▶ [Exercise material]:
::::::::

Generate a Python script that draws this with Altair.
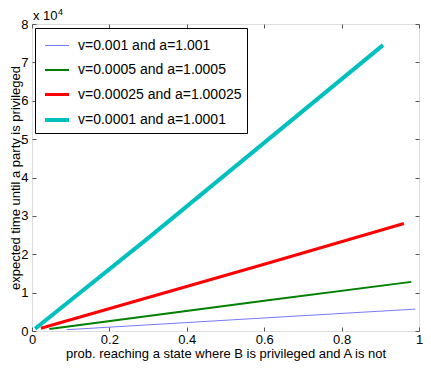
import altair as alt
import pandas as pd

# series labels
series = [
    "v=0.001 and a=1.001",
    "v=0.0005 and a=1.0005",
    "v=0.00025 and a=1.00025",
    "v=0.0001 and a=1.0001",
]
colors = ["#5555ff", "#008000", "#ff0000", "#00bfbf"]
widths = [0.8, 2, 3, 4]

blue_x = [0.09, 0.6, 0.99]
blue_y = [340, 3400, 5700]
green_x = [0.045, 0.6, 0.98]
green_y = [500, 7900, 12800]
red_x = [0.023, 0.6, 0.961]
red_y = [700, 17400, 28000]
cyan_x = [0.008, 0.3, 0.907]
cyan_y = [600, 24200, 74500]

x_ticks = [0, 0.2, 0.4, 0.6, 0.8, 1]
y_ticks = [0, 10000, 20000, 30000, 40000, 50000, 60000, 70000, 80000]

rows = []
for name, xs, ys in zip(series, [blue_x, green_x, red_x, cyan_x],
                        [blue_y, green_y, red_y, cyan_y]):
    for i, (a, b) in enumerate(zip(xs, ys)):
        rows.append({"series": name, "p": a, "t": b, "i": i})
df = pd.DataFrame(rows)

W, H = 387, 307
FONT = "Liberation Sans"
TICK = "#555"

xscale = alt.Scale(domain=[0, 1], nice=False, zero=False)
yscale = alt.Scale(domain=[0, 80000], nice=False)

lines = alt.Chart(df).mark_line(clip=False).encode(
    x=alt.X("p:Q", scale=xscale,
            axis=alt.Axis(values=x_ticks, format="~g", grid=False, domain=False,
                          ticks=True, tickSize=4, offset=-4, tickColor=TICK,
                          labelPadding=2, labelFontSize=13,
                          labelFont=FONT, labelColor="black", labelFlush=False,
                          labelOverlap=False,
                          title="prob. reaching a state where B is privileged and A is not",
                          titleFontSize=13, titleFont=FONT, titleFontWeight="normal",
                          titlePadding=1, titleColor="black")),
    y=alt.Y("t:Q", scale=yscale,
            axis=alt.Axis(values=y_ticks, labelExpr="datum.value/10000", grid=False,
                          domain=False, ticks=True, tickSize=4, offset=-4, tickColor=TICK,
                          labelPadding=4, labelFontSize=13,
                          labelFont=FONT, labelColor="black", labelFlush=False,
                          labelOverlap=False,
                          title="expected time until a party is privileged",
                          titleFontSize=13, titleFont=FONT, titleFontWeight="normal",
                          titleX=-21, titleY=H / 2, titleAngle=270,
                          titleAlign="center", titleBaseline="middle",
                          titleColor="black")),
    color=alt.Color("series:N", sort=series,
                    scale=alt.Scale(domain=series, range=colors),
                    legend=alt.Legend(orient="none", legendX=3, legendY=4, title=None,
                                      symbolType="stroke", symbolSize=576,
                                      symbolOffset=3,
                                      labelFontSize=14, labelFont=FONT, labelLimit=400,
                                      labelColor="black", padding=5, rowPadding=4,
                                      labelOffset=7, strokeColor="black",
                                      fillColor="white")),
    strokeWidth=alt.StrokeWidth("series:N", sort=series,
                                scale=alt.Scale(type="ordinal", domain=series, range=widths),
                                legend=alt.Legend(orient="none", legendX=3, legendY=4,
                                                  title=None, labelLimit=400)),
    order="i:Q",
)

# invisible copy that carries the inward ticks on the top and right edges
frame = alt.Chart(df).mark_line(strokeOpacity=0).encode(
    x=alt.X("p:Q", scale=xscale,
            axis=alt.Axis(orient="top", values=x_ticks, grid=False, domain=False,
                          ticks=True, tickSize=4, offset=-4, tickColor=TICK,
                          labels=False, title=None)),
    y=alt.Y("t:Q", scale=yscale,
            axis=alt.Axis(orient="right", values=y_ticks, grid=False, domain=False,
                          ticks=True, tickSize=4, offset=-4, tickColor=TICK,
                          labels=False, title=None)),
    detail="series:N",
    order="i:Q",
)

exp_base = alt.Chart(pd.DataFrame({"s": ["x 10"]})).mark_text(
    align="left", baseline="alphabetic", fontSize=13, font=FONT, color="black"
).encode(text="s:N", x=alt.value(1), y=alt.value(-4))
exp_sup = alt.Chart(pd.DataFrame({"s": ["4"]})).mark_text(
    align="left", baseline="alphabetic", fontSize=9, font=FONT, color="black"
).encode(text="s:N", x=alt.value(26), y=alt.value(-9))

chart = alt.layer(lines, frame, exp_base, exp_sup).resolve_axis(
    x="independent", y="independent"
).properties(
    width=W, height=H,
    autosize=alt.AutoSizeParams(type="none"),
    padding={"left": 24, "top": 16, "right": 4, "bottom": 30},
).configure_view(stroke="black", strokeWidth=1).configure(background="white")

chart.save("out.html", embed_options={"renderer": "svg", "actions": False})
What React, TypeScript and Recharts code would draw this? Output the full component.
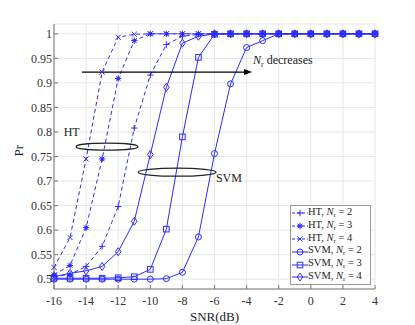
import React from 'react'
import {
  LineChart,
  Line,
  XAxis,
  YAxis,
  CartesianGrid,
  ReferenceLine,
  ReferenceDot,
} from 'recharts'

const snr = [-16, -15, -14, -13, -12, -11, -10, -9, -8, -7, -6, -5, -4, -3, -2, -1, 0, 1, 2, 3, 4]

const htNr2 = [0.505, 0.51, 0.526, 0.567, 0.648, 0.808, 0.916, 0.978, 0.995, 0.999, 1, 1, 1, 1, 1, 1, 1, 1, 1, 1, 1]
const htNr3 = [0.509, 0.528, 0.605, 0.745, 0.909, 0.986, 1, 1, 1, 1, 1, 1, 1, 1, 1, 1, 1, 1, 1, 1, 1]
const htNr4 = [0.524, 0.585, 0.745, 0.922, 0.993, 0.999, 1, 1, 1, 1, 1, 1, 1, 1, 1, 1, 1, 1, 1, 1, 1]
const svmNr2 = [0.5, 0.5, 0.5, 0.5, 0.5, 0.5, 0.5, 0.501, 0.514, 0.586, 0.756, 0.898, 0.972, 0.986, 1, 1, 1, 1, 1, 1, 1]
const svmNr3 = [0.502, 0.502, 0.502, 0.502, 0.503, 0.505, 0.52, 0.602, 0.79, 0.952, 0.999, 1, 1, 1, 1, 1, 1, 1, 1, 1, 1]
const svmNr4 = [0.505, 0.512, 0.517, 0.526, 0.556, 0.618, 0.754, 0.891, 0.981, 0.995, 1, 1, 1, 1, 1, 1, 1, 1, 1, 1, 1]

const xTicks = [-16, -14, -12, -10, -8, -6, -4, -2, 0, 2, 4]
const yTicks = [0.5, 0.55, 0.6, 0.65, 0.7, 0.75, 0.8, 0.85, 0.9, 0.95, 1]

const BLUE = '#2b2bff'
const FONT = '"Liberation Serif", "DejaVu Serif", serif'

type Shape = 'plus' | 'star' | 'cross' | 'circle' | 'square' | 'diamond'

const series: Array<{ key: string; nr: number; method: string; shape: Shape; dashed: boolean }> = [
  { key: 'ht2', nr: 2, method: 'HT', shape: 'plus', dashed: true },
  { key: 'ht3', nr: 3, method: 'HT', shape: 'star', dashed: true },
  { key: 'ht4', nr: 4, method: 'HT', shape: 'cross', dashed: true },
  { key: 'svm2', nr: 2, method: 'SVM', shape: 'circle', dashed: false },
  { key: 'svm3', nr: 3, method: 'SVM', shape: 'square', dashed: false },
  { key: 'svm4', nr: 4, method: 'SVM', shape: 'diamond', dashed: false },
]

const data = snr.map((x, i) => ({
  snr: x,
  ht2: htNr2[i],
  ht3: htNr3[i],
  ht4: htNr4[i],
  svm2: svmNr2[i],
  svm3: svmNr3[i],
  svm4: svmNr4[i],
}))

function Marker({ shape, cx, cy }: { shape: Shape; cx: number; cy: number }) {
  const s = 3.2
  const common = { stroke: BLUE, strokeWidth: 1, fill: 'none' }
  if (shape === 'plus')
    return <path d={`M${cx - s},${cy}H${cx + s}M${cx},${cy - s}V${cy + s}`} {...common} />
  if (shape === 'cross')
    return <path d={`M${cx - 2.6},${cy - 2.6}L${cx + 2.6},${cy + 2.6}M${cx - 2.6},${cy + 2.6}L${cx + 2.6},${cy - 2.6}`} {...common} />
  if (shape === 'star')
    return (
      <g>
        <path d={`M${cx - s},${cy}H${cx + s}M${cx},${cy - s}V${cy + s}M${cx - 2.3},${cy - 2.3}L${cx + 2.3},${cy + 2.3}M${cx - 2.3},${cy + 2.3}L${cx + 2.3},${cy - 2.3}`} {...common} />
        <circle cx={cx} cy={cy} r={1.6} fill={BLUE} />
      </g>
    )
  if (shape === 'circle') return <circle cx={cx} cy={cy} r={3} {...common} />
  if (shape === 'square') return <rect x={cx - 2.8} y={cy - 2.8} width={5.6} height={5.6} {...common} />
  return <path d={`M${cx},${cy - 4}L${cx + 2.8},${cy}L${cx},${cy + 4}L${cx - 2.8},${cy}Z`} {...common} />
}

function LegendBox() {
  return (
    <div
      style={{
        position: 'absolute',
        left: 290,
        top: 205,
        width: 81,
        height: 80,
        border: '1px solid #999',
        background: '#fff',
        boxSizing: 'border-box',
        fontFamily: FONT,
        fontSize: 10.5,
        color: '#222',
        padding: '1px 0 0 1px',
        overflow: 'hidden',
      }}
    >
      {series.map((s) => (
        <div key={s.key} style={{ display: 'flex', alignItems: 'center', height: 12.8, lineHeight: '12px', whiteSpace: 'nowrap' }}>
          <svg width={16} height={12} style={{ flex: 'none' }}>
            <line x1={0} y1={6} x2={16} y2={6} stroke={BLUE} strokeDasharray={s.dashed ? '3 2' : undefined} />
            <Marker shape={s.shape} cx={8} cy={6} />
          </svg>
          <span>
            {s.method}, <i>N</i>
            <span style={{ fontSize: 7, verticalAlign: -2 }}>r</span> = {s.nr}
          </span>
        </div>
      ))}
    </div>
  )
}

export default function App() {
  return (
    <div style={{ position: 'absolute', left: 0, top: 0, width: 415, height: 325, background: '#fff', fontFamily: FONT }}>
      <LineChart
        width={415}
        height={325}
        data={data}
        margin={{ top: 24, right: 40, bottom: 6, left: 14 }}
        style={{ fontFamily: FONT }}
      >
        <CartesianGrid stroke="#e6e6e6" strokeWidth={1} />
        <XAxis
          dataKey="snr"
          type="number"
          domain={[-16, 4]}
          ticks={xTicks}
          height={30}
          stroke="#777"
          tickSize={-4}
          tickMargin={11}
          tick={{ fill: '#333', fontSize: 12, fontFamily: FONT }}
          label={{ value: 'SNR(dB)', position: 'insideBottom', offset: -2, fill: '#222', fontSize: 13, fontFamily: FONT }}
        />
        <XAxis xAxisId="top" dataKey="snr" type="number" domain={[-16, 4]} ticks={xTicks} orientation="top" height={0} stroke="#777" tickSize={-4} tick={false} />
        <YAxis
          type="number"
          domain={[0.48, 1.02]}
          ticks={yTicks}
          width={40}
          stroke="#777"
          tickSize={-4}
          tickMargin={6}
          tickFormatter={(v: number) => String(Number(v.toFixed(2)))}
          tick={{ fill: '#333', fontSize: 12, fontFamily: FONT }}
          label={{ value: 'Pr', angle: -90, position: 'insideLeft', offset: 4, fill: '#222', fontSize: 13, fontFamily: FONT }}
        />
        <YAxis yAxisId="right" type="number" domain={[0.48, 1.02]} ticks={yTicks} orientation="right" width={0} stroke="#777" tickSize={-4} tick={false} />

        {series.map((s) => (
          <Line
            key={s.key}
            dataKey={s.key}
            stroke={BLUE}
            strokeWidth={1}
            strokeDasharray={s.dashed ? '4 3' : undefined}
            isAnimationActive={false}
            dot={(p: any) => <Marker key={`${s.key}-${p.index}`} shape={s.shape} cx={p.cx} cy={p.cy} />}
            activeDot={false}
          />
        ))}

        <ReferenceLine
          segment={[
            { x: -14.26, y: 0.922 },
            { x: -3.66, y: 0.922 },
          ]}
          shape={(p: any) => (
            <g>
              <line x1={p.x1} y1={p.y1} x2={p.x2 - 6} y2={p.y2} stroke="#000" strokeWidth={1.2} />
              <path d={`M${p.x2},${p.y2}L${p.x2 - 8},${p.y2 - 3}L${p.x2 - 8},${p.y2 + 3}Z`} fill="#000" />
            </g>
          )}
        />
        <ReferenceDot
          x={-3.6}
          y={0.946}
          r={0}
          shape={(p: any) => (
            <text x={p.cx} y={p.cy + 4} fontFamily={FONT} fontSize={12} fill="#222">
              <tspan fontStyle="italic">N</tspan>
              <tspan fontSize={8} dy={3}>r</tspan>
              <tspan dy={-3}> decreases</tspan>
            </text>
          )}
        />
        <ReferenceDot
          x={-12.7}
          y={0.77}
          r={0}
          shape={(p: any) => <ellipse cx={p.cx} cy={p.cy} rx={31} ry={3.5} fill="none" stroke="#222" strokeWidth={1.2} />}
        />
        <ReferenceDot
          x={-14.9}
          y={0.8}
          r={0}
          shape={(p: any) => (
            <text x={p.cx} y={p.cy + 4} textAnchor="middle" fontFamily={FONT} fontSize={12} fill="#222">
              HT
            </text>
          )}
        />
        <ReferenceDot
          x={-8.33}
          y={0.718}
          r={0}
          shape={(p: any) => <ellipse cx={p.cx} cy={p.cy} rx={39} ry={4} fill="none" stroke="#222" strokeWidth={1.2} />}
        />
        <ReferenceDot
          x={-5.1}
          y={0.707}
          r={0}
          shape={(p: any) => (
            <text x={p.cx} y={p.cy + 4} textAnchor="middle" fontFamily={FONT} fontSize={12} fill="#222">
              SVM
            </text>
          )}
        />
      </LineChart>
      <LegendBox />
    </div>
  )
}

::::::::

▶ [Set problem]: Repeat the listing above from its first line through the line that contains "yscale = alt.Scale(domain=[0, 80000], nice=False)", both included, and nothing more. Drop the pictures.

▶ [Output of the exercise]:
Generate a Python script that draws this with Altair.
import altair as alt
import pandas as pd

# series labels
series = [
    "v=0.001 and a=1.001",
    "v=0.0005 and a=1.0005",
    "v=0.00025 and a=1.00025",
    "v=0.0001 and a=1.0001",
]
colors = ["#5555ff", "#008000", "#ff0000", "#00bfbf"]
widths = [0.8, 2, 3, 4]

blue_x = [0.09, 0.6, 0.99]
blue_y = [340, 3400, 5700]
green_x = [0.045, 0.6, 0.98]
green_y = [500, 7900, 12800]
red_x = [0.023, 0.6, 0.961]
red_y = [700, 17400, 28000]
cyan_x = [0.008, 0.3, 0.907]
cyan_y = [600, 24200, 74500]

x_ticks = [0, 0.2, 0.4, 0.6, 0.8, 1]
y_ticks = [0, 10000, 20000, 30000, 40000, 50000, 60000, 70000, 80000]

rows = []
for name, xs, ys in zip(series, [blue_x, green_x, red_x, cyan_x],
                        [blue_y, green_y, red_y, cyan_y]):
    for i, (a, b) in enumerate(zip(xs, ys)):
        rows.append({"series": name, "p": a, "t": b, "i": i})
df = pd.DataFrame(rows)

W, H = 387, 307
FONT = "Liberation Sans"
TICK = "#555"

xscale = alt.Scale(domain=[0, 1], nice=False, zero=False)
yscale = alt.Scale(domain=[0, 80000], nice=False)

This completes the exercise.